=== AVAILABLE DATA ===
▶
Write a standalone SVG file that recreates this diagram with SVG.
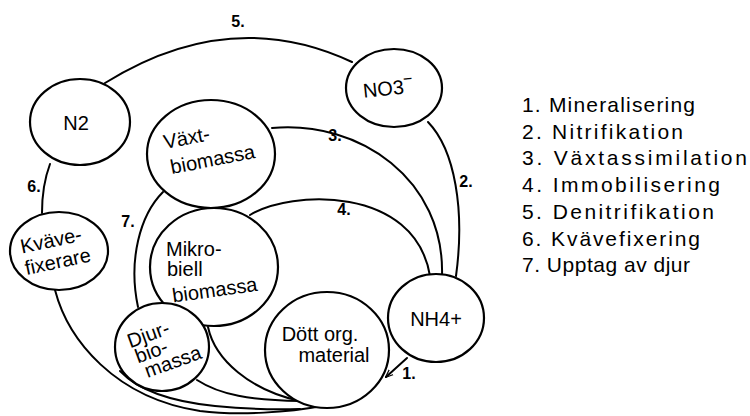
<svg xmlns="http://www.w3.org/2000/svg" width="750" height="416" viewBox="0 0 750 416">
<style>
.node{fill:#fff;stroke:#000;stroke-width:2.2}
.edge{fill:none;stroke:#000;stroke-width:2;stroke-linecap:round}
.t{font-family:"Liberation Sans",Arial,sans-serif;font-size:20px;fill:#000}
.lbl{font-family:"Liberation Sans",Arial,sans-serif;font-size:16px;font-weight:bold;fill:#000}
.leg{font-family:"Liberation Sans",Arial,sans-serif;font-size:21px;fill:#000}
</style>
<defs>
<marker id="arr" viewBox="0 0 10 10" refX="9" refY="5" markerWidth="8" markerHeight="8" orient="auto" markerUnits="userSpaceOnUse">
<path d="M0,1 L10,5 L0,9" fill="none" stroke="#000" stroke-width="1.5"/>
</marker>
</defs>
<rect width="750" height="416" fill="#fff"/>
<g id="connectors">
<path class="edge" d="M105,83 Q230,5 352,62"/>
<path class="edge" d="M272,128 C360,120 445,180 442,276"/>
<path class="edge" d="M428,122 C455,150 465,210 456,276"/>
<path class="edge" d="M250,215 C290,190 415,185 430,276"/>
<path class="edge" d="M50,164 C44,180 42,195 42,213"/>
<path class="edge" d="M163,192 C140,215 128,260 138,307"/>
<path class="edge" d="M55,290 C68,340 115,398 200,411 C240,416 290,412 322,406"/>
<path class="edge" d="M120,371 C140,392 175,402 215,406 C245,409 270,410 300,409"/>
<path class="edge" d="M197,380 C220,395 250,400 300,401"/>
<path class="edge" d="M208,327 C215,360 250,390 300,401"/>
<path class="edge" d="M407,358 L386,377" marker-end="url(#arr)"/>
<text class="lbl" x="238" y="27" text-anchor="middle">5.</text>
<text class="lbl" x="335" y="141" text-anchor="middle">3.</text>
<text class="lbl" x="466" y="187" text-anchor="middle">2.</text>
<text class="lbl" x="34" y="192" text-anchor="middle">6.</text>
<text class="lbl" x="128" y="227" text-anchor="middle">7.</text>
<text class="lbl" x="344" y="215" text-anchor="middle">4.</text>
<text class="lbl" x="409" y="379" text-anchor="middle">1.</text>
</g>
<g id="n2">
<ellipse class="node" cx="80" cy="122" rx="50" ry="43"/>
<text class="t" x="76" y="130" text-anchor="middle" font-size="22">N2</text>
</g>
<g id="no3">
<ellipse class="node" cx="394" cy="88" rx="48" ry="39"/>
<text class="t" x="388" y="95" text-anchor="middle" transform="rotate(-6 390 88)">NO3<tspan dy="-9" font-size="16">−</tspan></text>
</g>
<g id="vaxt">
<ellipse class="node" cx="211" cy="154" rx="64" ry="54"/>
<g transform="rotate(-11 212 150)">
<text class="t" x="166" y="140">Växt-</text>
<text class="t" x="168" y="166">biomassa</text>
</g>
</g>
<g id="kvavefixerare">
<ellipse class="node" cx="59" cy="251" rx="49" ry="39"/>
<g transform="rotate(-12 58 250)">
<text class="t" x="22" y="246" font-size="18">Kväve-</text>
<text class="t" x="22" y="268" font-size="18">fixerare</text>
</g>
</g>
<g id="mikro">
<ellipse class="node" cx="214" cy="267" rx="64" ry="59"/>
<text class="t" x="166" y="256">Mikro-</text>
<text class="t" x="167" y="276">biell</text>
<text class="t" x="172" y="296" transform="rotate(-8 220 290)">biomassa</text>
</g>
<g id="djur">
<ellipse class="node" cx="162" cy="347" rx="47" ry="44"/>
<g transform="rotate(-20 160 348)">
<text class="t" x="132" y="338" font-size="16">Djur-</text>
<text class="t" x="134" y="355" font-size="16">bio-</text>
<text class="t" x="138" y="372" font-size="16">massa</text>
</g>
</g>
<g id="dott">
<ellipse class="node" cx="327" cy="350" rx="62" ry="58"/>
<text class="t" x="320" y="341" text-anchor="middle" font-size="19">Dött org.</text>
<text class="t" x="334" y="362" text-anchor="middle" font-size="19">material</text>
</g>
<g id="nh4">
<ellipse class="node" cx="436" cy="318" rx="48" ry="44"/>
<text class="t" x="436" y="326" text-anchor="middle">NH4+</text>
</g>
<g id="legend">
<text class="leg" x="522" y="112" textLength="173" lengthAdjust="spacing">1. Mineralisering</text>
<text class="leg" x="522" y="139" textLength="161" lengthAdjust="spacing">2. Nitrifikation</text>
<text class="leg" x="522" y="165" textLength="225" lengthAdjust="spacing">3. Växtassimilation</text>
<text class="leg" x="522" y="192" textLength="198" lengthAdjust="spacing">4. Immobilisering</text>
<text class="leg" x="522" y="219" textLength="192" lengthAdjust="spacing">5. Denitrifikation</text>
<text class="leg" x="522" y="246" textLength="178" lengthAdjust="spacing">6. Kvävefixering</text>
<text class="leg" x="522" y="272" textLength="168" lengthAdjust="spacing">7. Upptag av djur</text>
</g>
</svg>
◀
=== YOUR TASK ===
Reproduce the material above in full, exactly, with no images.

=== SOLUTION BELOW ===
Write a standalone SVG file that recreates this diagram with SVG.
<svg xmlns="http://www.w3.org/2000/svg" width="750" height="416" viewBox="0 0 750 416">
<style>
.node{fill:#fff;stroke:#000;stroke-width:2.2}
.edge{fill:none;stroke:#000;stroke-width:2;stroke-linecap:round}
.t{font-family:"Liberation Sans",Arial,sans-serif;font-size:20px;fill:#000}
.lbl{font-family:"Liberation Sans",Arial,sans-serif;font-size:16px;font-weight:bold;fill:#000}
.leg{font-family:"Liberation Sans",Arial,sans-serif;font-size:21px;fill:#000}
</style>
<defs>
<marker id="arr" viewBox="0 0 10 10" refX="9" refY="5" markerWidth="8" markerHeight="8" orient="auto" markerUnits="userSpaceOnUse">
<path d="M0,1 L10,5 L0,9" fill="none" stroke="#000" stroke-width="1.5"/>
</marker>
</defs>
<rect width="750" height="416" fill="#fff"/>
<g id="connectors">
<path class="edge" d="M105,83 Q230,5 352,62"/>
<path class="edge" d="M272,128 C360,120 445,180 442,276"/>
<path class="edge" d="M428,122 C455,150 465,210 456,276"/>
<path class="edge" d="M250,215 C290,190 415,185 430,276"/>
<path class="edge" d="M50,164 C44,180 42,195 42,213"/>
<path class="edge" d="M163,192 C140,215 128,260 138,307"/>
<path class="edge" d="M55,290 C68,340 115,398 200,411 C240,416 290,412 322,406"/>
<path class="edge" d="M120,371 C140,392 175,402 215,406 C245,409 270,410 300,409"/>
<path class="edge" d="M197,380 C220,395 250,400 300,401"/>
<path class="edge" d="M208,327 C215,360 250,390 300,401"/>
<path class="edge" d="M407,358 L386,377" marker-end="url(#arr)"/>
<text class="lbl" x="238" y="27" text-anchor="middle">5.</text>
<text class="lbl" x="335" y="141" text-anchor="middle">3.</text>
<text class="lbl" x="466" y="187" text-anchor="middle">2.</text>
<text class="lbl" x="34" y="192" text-anchor="middle">6.</text>
<text class="lbl" x="128" y="227" text-anchor="middle">7.</text>
<text class="lbl" x="344" y="215" text-anchor="middle">4.</text>
<text class="lbl" x="409" y="379" text-anchor="middle">1.</text>
</g>
<g id="n2">
<ellipse class="node" cx="80" cy="122" rx="50" ry="43"/>
<text class="t" x="76" y="130" text-anchor="middle" font-size="22">N2</text>
</g>
<g id="no3">
<ellipse class="node" cx="394" cy="88" rx="48" ry="39"/>
<text class="t" x="388" y="95" text-anchor="middle" transform="rotate(-6 390 88)">NO3<tspan dy="-9" font-size="16">−</tspan></text>
</g>
<g id="vaxt">
<ellipse class="node" cx="211" cy="154" rx="64" ry="54"/>
<g transform="rotate(-11 212 150)">
<text class="t" x="166" y="140">Växt-</text>
<text class="t" x="168" y="166">biomassa</text>
</g>
</g>
<g id="kvavefixerare">
<ellipse class="node" cx="59" cy="251" rx="49" ry="39"/>
<g transform="rotate(-12 58 250)">
<text class="t" x="22" y="246" font-size="18">Kväve-</text>
<text class="t" x="22" y="268" font-size="18">fixerare</text>
</g>
</g>
<g id="mikro">
<ellipse class="node" cx="214" cy="267" rx="64" ry="59"/>
<text class="t" x="166" y="256">Mikro-</text>
<text class="t" x="167" y="276">biell</text>
<text class="t" x="172" y="296" transform="rotate(-8 220 290)">biomassa</text>
</g>
<g id="djur">
<ellipse class="node" cx="162" cy="347" rx="47" ry="44"/>
<g transform="rotate(-20 160 348)">
<text class="t" x="132" y="338" font-size="16">Djur-</text>
<text class="t" x="134" y="355" font-size="16">bio-</text>
<text class="t" x="138" y="372" font-size="16">massa</text>
</g>
</g>
<g id="dott">
<ellipse class="node" cx="327" cy="350" rx="62" ry="58"/>
<text class="t" x="320" y="341" text-anchor="middle" font-size="19">Dött org.</text>
<text class="t" x="334" y="362" text-anchor="middle" font-size="19">material</text>
</g>
<g id="nh4">
<ellipse class="node" cx="436" cy="318" rx="48" ry="44"/>
<text class="t" x="436" y="326" text-anchor="middle">NH4+</text>
</g>
<g id="legend">
<text class="leg" x="522" y="112" textLength="173" lengthAdjust="spacing">1. Mineralisering</text>
<text class="leg" x="522" y="139" textLength="161" lengthAdjust="spacing">2. Nitrifikation</text>
<text class="leg" x="522" y="165" textLength="225" lengthAdjust="spacing">3. Växtassimilation</text>
<text class="leg" x="522" y="192" textLength="198" lengthAdjust="spacing">4. Immobilisering</text>
<text class="leg" x="522" y="219" textLength="192" lengthAdjust="spacing">5. Denitrifikation</text>
<text class="leg" x="522" y="246" textLength="178" lengthAdjust="spacing">6. Kvävefixering</text>
<text class="leg" x="522" y="272" textLength="168" lengthAdjust="spacing">7. Upptag av djur</text>
</g>
</svg>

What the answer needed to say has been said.